» **SHORT PROBLEM**
Repeat the material exactly from its first line to the line that includes "solid_capstyle='butt', solid_joinstyle='round')". Skip pictures.

— start DATASET SECTION —

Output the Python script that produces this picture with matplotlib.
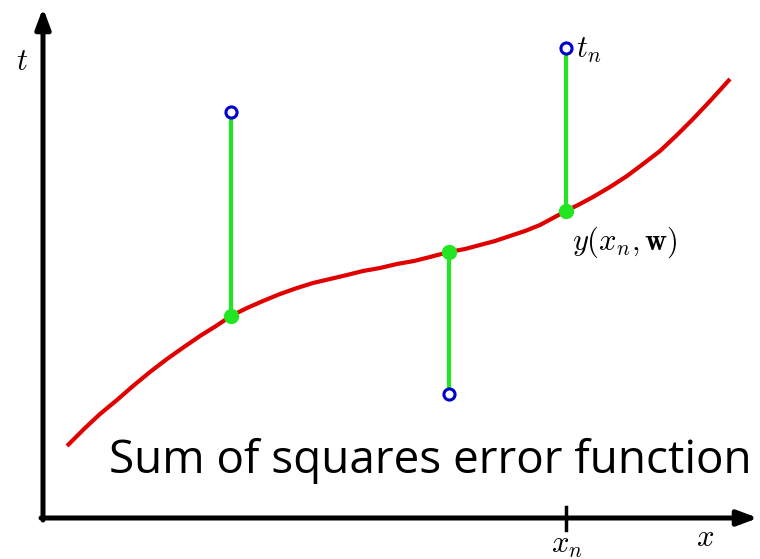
import matplotlib.pyplot as plt
import numpy as np

plt.rcParams['mathtext.fontset'] = 'cm'

# red curve y(x, w) (pixel coords)
curve_x = [67, 84, 100, 117, 133, 150, 167, 184, 200, 216, 231, 247, 263, 280,
           297, 313, 330, 347, 363, 380, 397, 414, 430, 449, 465, 480, 495,
           510, 525, 540, 553, 566, 580, 593, 610, 627, 643, 660, 677, 693,
           711, 730]
curve_y = [446, 429, 414, 400, 386, 372, 359, 347, 336, 326, 316, 308, 301, 294,
           288, 283, 279, 275, 271, 268, 264, 261, 257, 252, 249, 245, 241,
           236, 231, 225, 218, 211, 204, 197, 187, 176, 164, 151, 135, 119,
           100, 79]

# observed targets t_n and model predictions y(x_n, w)
pt_x = [231, 449, 566]
pt_t = [112, 394, 48]
pt_y = [316, 252, 211]

fig = plt.figure(figsize=(7.6, 5.59), dpi=100)
ax = fig.add_axes([0, 0, 1, 1])
ax.set_xlim(0, 760)
ax.set_ylim(559, 0)
ax.axis('off')

# axes with arrows
ax.annotate('', xy=(43, 8), xytext=(43, 520),
            arrowprops=dict(arrowstyle='-|>,head_length=1.2,head_width=0.45',
                            color='k', lw=3.6, shrinkA=0, shrinkB=0))
ax.annotate('', xy=(758, 518), xytext=(41, 518),
            arrowprops=dict(arrowstyle='-|>,head_length=1.2,head_width=0.45',
                            color='k', lw=3.6, shrinkA=0, shrinkB=0))
ax.plot([566, 566], [507, 530], color='k', lw=2.5)

ax.plot(curve_x, curve_y, color='#e00000', lw=3, zorder=2,
        solid_capstyle='butt', solid_joinstyle='round')

for x, t, y in zip(pt_x, pt_t, pt_y):
    ax.plot([x, x], [t, y], color='#22e622', lw=3, zorder=3)
ax.plot(pt_x, pt_y, 'o', color='#22e622', ms=10, zorder=4)
ax.plot(pt_x, pt_t, 'o', mfc='white', mec='#0000cc', mew=2.2, ms=8, zorder=5)

ax.text(22, 62, '$t$', fontsize=22, ha='center', va='center')
ax.text(705, 538, '$x$', fontsize=22, ha='center', va='center')
ax.text(567, 545, '$x_n$', fontsize=22, ha='center', va='center')
ax.text(576, 50, '$t_n$', fontsize=22, ha='left', va='center')
ax.text(572, 242, r'$y(x_n,\mathbf{w})$', fontsize=22, ha='left', va='center')

ax.text(752, 473, 'Sum of squares error function', fontsize=33,
        family='Open Sans', ha='right', va='baseline')

plt.savefig('out.png', dpi=100)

— end DATASET SECTION —

» **WRITTEN SOLUTION**
Output the Python script that produces this picture with matplotlib.
import matplotlib.pyplot as plt
import numpy as np

plt.rcParams['mathtext.fontset'] = 'cm'

# red curve y(x, w) (pixel coords)
curve_x = [67, 84, 100, 117, 133, 150, 167, 184, 200, 216, 231, 247, 263, 280,
           297, 313, 330, 347, 363, 380, 397, 414, 430, 449, 465, 480, 495,
           510, 525, 540, 553, 566, 580, 593, 610, 627, 643, 660, 677, 693,
           711, 730]
curve_y = [446, 429, 414, 400, 386, 372, 359, 347, 336, 326, 316, 308, 301, 294,
           288, 283, 279, 275, 271, 268, 264, 261, 257, 252, 249, 245, 241,
           236, 231, 225, 218, 211, 204, 197, 187, 176, 164, 151, 135, 119,
           100, 79]

# observed targets t_n and model predictions y(x_n, w)
pt_x = [231, 449, 566]
pt_t = [112, 394, 48]
pt_y = [316, 252, 211]

fig = plt.figure(figsize=(7.6, 5.59), dpi=100)
ax = fig.add_axes([0, 0, 1, 1])
ax.set_xlim(0, 760)
ax.set_ylim(559, 0)
ax.axis('off')

# axes with arrows
ax.annotate('', xy=(43, 8), xytext=(43, 520),
            arrowprops=dict(arrowstyle='-|>,head_length=1.2,head_width=0.45',
                            color='k', lw=3.6, shrinkA=0, shrinkB=0))
ax.annotate('', xy=(758, 518), xytext=(41, 518),
            arrowprops=dict(arrowstyle='-|>,head_length=1.2,head_width=0.45',
                            color='k', lw=3.6, shrinkA=0, shrinkB=0))
ax.plot([566, 566], [507, 530], color='k', lw=2.5)

ax.plot(curve_x, curve_y, color='#e00000', lw=3, zorder=2,
        solid_capstyle='butt', solid_joinstyle='round')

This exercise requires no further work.